So when the time came to think seriously about proposing, the engagement ring in my mind had six prongs and a center stone, though I lacked the terminology to describe it as such at the time. And, as a willing victim of advertising, I did believe the best things came in blue.

Having since plunged into the world of engagement rings and diamonds, I have been reliably informed that I was mistaken. Jewelry is intensely personal, and an engagement ring is the most personal of all.

Women may still want the thrill of a proposal, but they generally also want some say — and final approval — over the ring’s design. They want to know it is coming, just not exactly when. Despite Hollywood’s portrayals, proposals are rarely shocking; more often, they are carefully forewarned surprises (sort of like the raid on Osama bin Laden’s compound). If this strikes you as contradictory, I refer you to Oscar Wilde, who once remarked that women are meant to be loved, not understood.

In any case, fear not, gentlemen: I shall share what I have learned. Women, too, may glean something from it, as many of my own lessons came from consulting my girlfriend.

The engagement-ring market, as I discovered, is not a single industry so much as several overlapping ones. At the top sit luxury houses like Tiffany and Cartier, where one pays a handsome premium for heritage, branding (I soon learned the more apropos slogan is that the most marked-up things come in blue), and the carefully curated experience of buying there, right down to Cartier’s complimentary Champagne. Beneath them are the conventional retail jewelers found in malls, offering convenience and ready-made inventory but still carrying substantial markup. Then come wholesale independent jewelers, who source stones directly and can create custom rings, usually without grand showrooms but with greater flexibility and better value. Finally, there is the vintage, estate, and resale market, where buyers seek out older or previously owned rings for their character, individuality, or potential savings.

For the uninitiated, natural diamonds are typically judged according to the famous four Cs: cut, carat, clarity, and color.
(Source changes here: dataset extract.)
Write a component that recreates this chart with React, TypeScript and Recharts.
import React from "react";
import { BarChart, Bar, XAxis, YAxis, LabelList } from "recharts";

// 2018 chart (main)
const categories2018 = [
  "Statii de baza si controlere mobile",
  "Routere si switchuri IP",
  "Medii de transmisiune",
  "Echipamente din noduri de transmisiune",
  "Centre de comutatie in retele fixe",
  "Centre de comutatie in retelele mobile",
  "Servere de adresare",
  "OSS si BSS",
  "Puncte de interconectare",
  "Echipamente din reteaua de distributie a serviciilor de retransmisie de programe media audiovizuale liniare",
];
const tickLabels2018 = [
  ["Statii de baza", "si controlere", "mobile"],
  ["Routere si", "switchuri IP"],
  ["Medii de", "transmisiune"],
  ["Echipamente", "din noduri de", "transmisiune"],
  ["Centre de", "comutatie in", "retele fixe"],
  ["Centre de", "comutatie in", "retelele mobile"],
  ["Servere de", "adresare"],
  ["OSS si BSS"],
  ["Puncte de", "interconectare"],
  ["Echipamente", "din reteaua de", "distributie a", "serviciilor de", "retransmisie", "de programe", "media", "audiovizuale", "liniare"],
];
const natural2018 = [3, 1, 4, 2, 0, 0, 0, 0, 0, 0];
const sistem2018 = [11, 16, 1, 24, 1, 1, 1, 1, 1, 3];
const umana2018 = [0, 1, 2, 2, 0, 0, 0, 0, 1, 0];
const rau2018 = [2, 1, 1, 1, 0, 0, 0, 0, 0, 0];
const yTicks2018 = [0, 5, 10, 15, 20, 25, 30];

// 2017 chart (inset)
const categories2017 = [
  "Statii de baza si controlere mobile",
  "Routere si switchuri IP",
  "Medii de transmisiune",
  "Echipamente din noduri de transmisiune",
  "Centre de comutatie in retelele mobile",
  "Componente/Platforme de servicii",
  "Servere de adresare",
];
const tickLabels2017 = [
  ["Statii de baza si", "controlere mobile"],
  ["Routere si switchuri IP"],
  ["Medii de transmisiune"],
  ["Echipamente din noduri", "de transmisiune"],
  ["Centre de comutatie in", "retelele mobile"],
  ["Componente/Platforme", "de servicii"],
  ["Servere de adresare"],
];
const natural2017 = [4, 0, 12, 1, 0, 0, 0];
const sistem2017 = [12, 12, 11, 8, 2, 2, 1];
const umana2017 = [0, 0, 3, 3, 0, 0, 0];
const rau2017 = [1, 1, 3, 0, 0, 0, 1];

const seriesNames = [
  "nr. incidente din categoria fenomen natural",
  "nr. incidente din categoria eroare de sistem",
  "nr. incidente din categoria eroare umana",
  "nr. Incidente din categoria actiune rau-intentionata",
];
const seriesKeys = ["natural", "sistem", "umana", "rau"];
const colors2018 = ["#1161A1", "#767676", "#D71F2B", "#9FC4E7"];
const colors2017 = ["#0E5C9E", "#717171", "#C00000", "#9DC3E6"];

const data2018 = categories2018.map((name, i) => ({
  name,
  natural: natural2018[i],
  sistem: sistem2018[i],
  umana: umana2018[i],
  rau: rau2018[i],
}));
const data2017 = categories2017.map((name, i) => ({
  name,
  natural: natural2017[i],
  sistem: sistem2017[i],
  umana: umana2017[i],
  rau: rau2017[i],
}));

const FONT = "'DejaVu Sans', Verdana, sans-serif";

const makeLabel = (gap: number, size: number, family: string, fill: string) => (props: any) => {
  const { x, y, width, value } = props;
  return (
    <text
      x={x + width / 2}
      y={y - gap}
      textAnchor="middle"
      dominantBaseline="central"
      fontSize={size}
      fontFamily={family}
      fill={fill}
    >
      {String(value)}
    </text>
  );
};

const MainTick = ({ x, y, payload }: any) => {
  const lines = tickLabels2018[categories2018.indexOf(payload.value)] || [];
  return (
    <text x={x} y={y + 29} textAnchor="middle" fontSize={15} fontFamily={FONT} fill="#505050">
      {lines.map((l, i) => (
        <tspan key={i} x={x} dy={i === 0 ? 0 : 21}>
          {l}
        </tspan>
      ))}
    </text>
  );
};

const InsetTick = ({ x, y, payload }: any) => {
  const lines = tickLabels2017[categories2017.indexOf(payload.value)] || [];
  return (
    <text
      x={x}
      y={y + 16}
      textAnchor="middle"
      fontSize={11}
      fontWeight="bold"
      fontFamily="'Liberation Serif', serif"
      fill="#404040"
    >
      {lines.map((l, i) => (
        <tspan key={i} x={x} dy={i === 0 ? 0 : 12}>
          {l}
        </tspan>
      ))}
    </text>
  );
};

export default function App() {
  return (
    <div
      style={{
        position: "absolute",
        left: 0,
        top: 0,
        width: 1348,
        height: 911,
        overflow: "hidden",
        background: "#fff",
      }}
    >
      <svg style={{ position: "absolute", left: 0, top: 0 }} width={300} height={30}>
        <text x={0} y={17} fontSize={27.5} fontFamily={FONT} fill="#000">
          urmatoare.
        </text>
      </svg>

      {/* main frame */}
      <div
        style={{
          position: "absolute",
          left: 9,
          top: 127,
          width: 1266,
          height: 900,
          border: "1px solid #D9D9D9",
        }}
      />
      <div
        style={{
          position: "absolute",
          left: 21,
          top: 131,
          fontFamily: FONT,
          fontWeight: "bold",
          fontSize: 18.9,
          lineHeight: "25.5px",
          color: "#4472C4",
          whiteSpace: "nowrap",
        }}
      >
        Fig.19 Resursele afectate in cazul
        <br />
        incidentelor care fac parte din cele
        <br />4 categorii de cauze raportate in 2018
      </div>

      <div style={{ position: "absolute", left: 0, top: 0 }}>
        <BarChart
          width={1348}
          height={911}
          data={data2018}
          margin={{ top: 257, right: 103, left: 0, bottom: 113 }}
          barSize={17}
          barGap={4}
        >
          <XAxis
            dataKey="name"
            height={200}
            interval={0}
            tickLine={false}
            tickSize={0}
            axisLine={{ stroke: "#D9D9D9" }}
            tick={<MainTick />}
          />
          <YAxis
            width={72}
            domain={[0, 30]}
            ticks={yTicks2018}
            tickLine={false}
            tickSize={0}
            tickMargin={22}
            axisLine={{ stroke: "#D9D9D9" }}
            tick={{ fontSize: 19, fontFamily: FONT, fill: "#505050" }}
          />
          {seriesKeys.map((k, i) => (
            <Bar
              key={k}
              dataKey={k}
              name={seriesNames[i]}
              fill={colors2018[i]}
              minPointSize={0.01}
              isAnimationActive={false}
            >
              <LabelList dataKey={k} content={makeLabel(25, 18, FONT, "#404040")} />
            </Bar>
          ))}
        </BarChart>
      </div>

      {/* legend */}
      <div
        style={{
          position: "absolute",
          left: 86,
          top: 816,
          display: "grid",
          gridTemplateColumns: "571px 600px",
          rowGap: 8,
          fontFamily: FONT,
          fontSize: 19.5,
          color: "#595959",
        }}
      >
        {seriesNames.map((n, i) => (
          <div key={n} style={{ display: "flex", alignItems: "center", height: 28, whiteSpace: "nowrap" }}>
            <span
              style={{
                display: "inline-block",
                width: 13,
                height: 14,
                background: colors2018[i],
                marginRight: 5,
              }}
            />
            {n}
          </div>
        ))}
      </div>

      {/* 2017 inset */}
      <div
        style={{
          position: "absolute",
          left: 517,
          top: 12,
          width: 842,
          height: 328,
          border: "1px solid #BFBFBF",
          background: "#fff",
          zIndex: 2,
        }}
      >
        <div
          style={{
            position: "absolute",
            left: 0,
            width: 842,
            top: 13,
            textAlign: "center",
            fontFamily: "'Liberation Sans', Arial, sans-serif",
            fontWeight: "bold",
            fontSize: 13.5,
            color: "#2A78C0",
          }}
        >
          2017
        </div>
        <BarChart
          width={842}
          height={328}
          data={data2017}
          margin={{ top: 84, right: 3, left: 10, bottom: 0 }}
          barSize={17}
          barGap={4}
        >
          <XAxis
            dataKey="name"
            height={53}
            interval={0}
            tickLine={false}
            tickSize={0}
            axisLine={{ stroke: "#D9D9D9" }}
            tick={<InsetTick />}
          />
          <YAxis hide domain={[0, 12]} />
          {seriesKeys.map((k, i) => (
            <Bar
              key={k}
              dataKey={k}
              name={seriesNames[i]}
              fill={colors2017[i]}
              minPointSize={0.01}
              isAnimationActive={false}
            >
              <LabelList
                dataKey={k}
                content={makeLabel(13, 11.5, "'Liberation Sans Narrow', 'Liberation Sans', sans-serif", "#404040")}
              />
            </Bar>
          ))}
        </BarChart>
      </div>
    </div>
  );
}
Carat refers to weight, though most people understandably think of it as size; roughly 0.9 to 1.5 carats is a common range. Cut, confusingly, does not refer to shape, but to how well the stone has been fashioned to catch and reflect light. Shape is its own category: round is the old standby, while cuts such as cushion, oval, pear, and emerald drift in and out of fashion with the tides of taste. Clarity and color, meanwhile, measure the degree of internal imperfections and tint, ranging from the visibly flawed to the nearly immaculate.
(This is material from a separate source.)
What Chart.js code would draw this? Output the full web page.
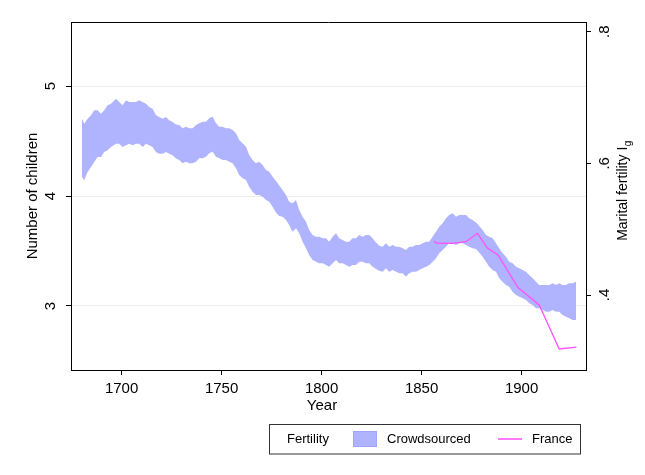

To put this in perspective with actual prices, a high-quality one-carat diamond ring from Tiffany — say, G color, VVS1 clarity, and an excellent cut — starts at around $20,000. If, instead, you skip the luxury tier and visit the sort of jewelry store your mother might browse in the mall while your father is off trying on shoes, a similarly specced ring will run closer to $8,000. Then there is the route I ultimately took: an independent jeweler recommended by a recently wed friend. There is no grand showroom, so it requires more preparation; you need to know what you want. But, as I learned, you can show such a jeweler the $20,000 Tiffany ring of your dreams and have it replicated for $5,000. Mine even told me that, if I were desperate enough, he could source the Tiffany box and papers, too. “I know a guy,” he said.
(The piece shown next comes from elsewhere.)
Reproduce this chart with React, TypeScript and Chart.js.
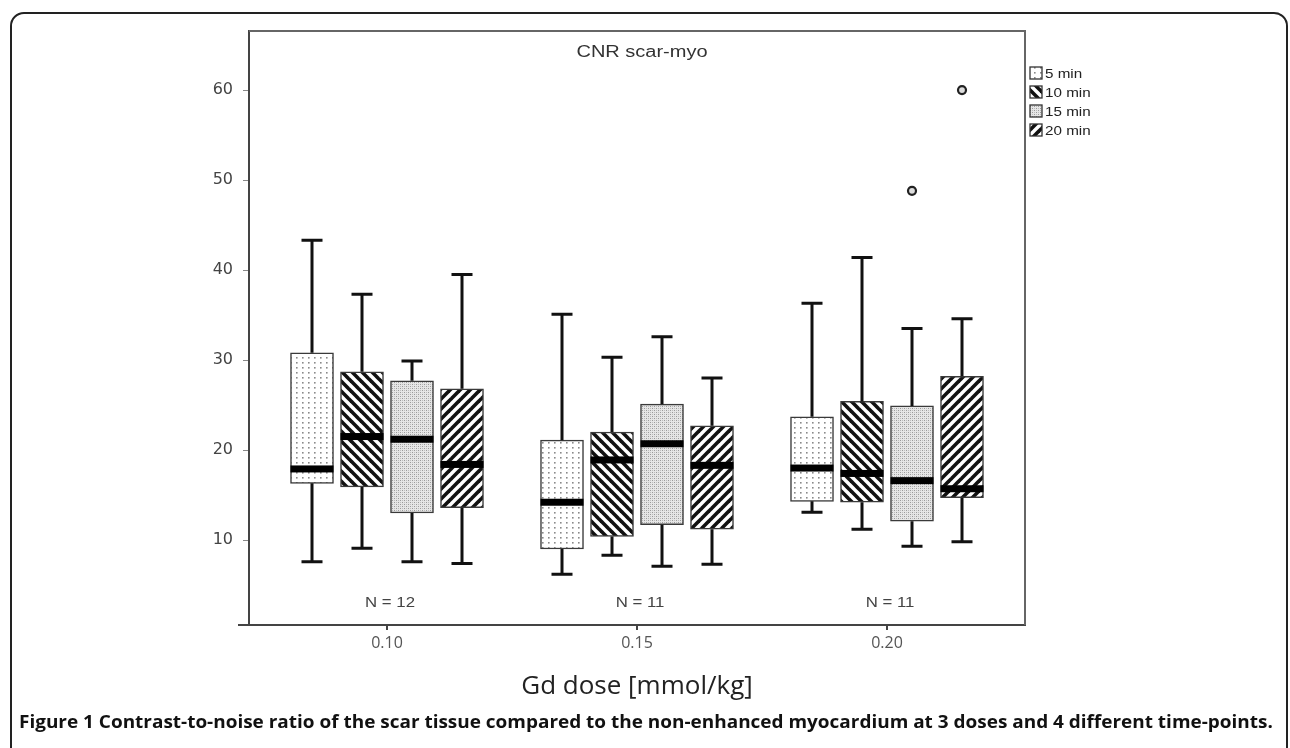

But knockoff Tiffany papers are not the only route to discount luxury in the jewelry world. You may have heard of lab-grown diamonds. With recent leaps in technology, lab-grown diamonds in the late 2010s were to the diamond industry what quartz watches were to Swiss horology in the 1980s: a major disruptor and a tech-driven solution to a laborious and difficult-to-source product. They have become so uniformly high in color and clarity that the old precision of diamond grading increasingly feels beside the point. As one jeweler explained to me, they are visually flawless diamonds, cost roughly $100 per carat to manufacture, and retail for somewhere between $500 and $1,500 per carat. They are cheap, plentiful, and readily available — ideal, if your ambition is to tone your fiancée’s arm by weighing it down with a baseball-sized behemoth that, if naturally mined, would fetch a price rivaling that of an exotic sports car. Even affluent clients, the jeweler told me, often opt for lab-grown when faced with the choice between spending $5,000 and $300,000 on what is, to the naked eye, effectively the same stone.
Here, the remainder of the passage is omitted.